Data science is essential and is broadening its branches around the world. The invisible hand of data science in places such as the ranking algorithm governs the news streams, feeds, and the recommendation engines that decide the content we see on Netflix, Amazon Prime, and YouTube. Data science is a blend of various algorithms, tools, and machine learning principles that operate with the goal of discovering hidden patterns from raw data.
Data science experts work in the realm of the unknown. Some of the data science techniques they use are regression analysis, classification analysis, clustering analysis, association analysis, and anomaly detection.
But the job of a data scientist is not easy. There are many challenges that they face on a daily basis, which they need to overcome. In this article, I will guide you on some of the significant obstacles faced by data scientists.
1. Issue identification
The prime challenge faced by data scientists while examining a real-time problem is to identify the actual issue. Not only do they have to understand the data, but they also need to make it readable for the layman. The information from the analysis should remove the significant bottlenecks in the business.
2. Quality of Data
Algorithms are highly skilled at learning to do exactly what they are taught to do, but the problem occurs when data is poorly curated. Machine language is both a boon and a bane. Machines have the immense power to learn things rapidly, but they will be able to reproduce only what they have been taught by humans. Hence, data quality is of prime importance, and data scientists are faced with the major task of curating data.
3. Enormous Data Quantity
For a data scientist, the development of a robust model is a top priority. He needs to deal with enormous amounts of data. However, the more the model parameters, the more will be the data requirement. Also, it is quite difficult to find quality data to train such models. Even unsupervised learning algorithms demand a huge amount of data to derive a meaningful output.

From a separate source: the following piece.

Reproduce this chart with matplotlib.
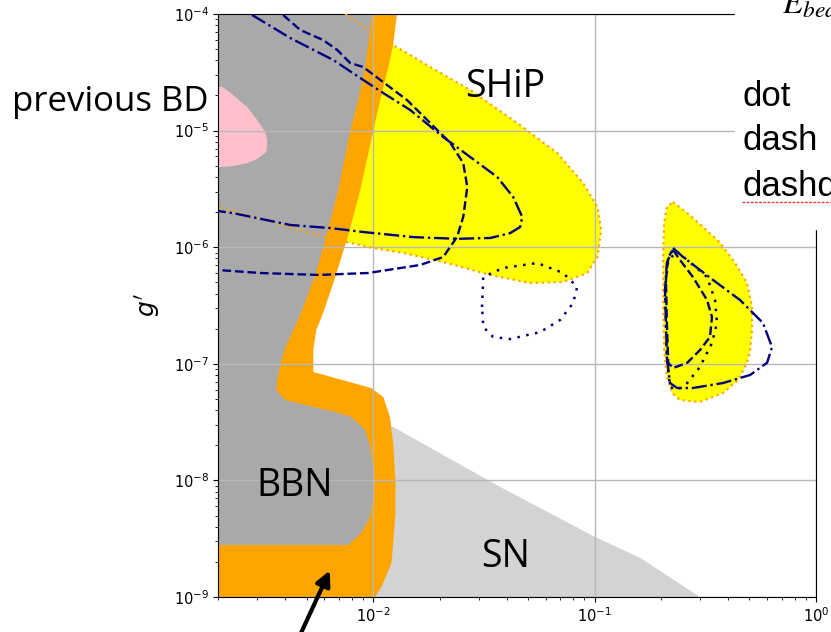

4. Multiple and Vague Data Sources
Big data allows the data scientist to reach a vast and wide range of data from various platforms and software. But handling such extensive data poses a challenge to the data scientist. This data will be most useful when it is appropriately utilized.
Many times in data science, unexpected results are obtained, which may or may not be the end with the rightful conclusions. In such a challenging situation, a data scientist should relay on supervised learning for future exploration, model selection, and appropriate selection of algorithms.
As revealed by a study conducted on a sample of 16000 data professionals and concluded the ten most difficult challenges faced by them in their profession. The challenges vary based on the job descriptions, and some of the challenges that were concluded based on the study were:
- Lack of data science professionals.
- Company politics.
- Insights that are not used by the governing body.
- Privacy issues.
- Inaccessible data.
- The organization not being able to afford a data science wing.
6. Data Cleansing
Big data is expensive for generating more revenue as data cleansing creates troubles for operating expenses. It is indeed a nightmare for every data scientist to work with databases that have inconsistencies and anomalies. Such unwanted data will only lead to unwanted results. For this reason, data scientists work with large amounts of data and spend a lot of time in cleaning the data before analyzing them. To solve this issue, data scientists can use data governance tools to improve data formatting and overall accuracy.
7. Lack of Professionals
It is one of the biggest misconceptions to think that all data scientists will be good at high-end tools and mechanisms. The fact is that data scientists must also possess subject depth and sound knowledge. Data scientists are known to bridge the gap between the IT department and the top-level management due to the domain expertise needed to convey the needs of the top-level management to the IT department and vice versa. To overcome this challenge, data scientists can master statistical and technical tools that will help them master the requirements of a business.
8. Issues with data security
Data security is a major issue they face as data is extracted from many interconnected channels, nodes, and social media, and hence there is an increased vulnerability of hacker attacks. Data scientists face problems with data usage, extraction, and building models or algorithms. The process of obtaining consent from users is a long-drawn process that results in major delays and cost overruns. Data scientists can rectify this by following the standard global data protection norms. Cloud platforms can be used for data storage.
9. Choosing the Suitable Algorithm
This is a subjective challenge as there is no one algorithm that works well on a dataset. In the case of a linear relationship between the feature and target variables. A data scientist must be aware of the models they need to use here, such as linear regression or logistic regression, and for a non-linear relationship, they must use models such as decision tree, random forest, etc. As there are many algorithms available, a data scientist may be confused, and hence, it is necessary for him to be well-versed in the same.
10. Communication of Results
Often, a company’s stakeholders or managers will be ignorant of the working structure of the models and the tools used. So, a data scientist must be able to help them make key business decisions based on the charts and graphs they present. As not everyone might not understand technical terms, it is important for a data scientist to be able to explain in layman terms.
Though a data scientist may face a wide array of problems or challenges, one should never compromise on the quality of data. Some of the recommended solutions for overcoming these challenges are:
- In case of a specific problem, they must make a dataset using a Mechanical Turk.
- Clustering the data naturally and labelling them collectively.
- Making use of data archives that have been properly collected.
Another option is for data scientists to design and create meta-algorithms that can help data from similar yet different datasets. Data science experts can also cluster, map, and adapt different data sets and data types in an unsupervised way.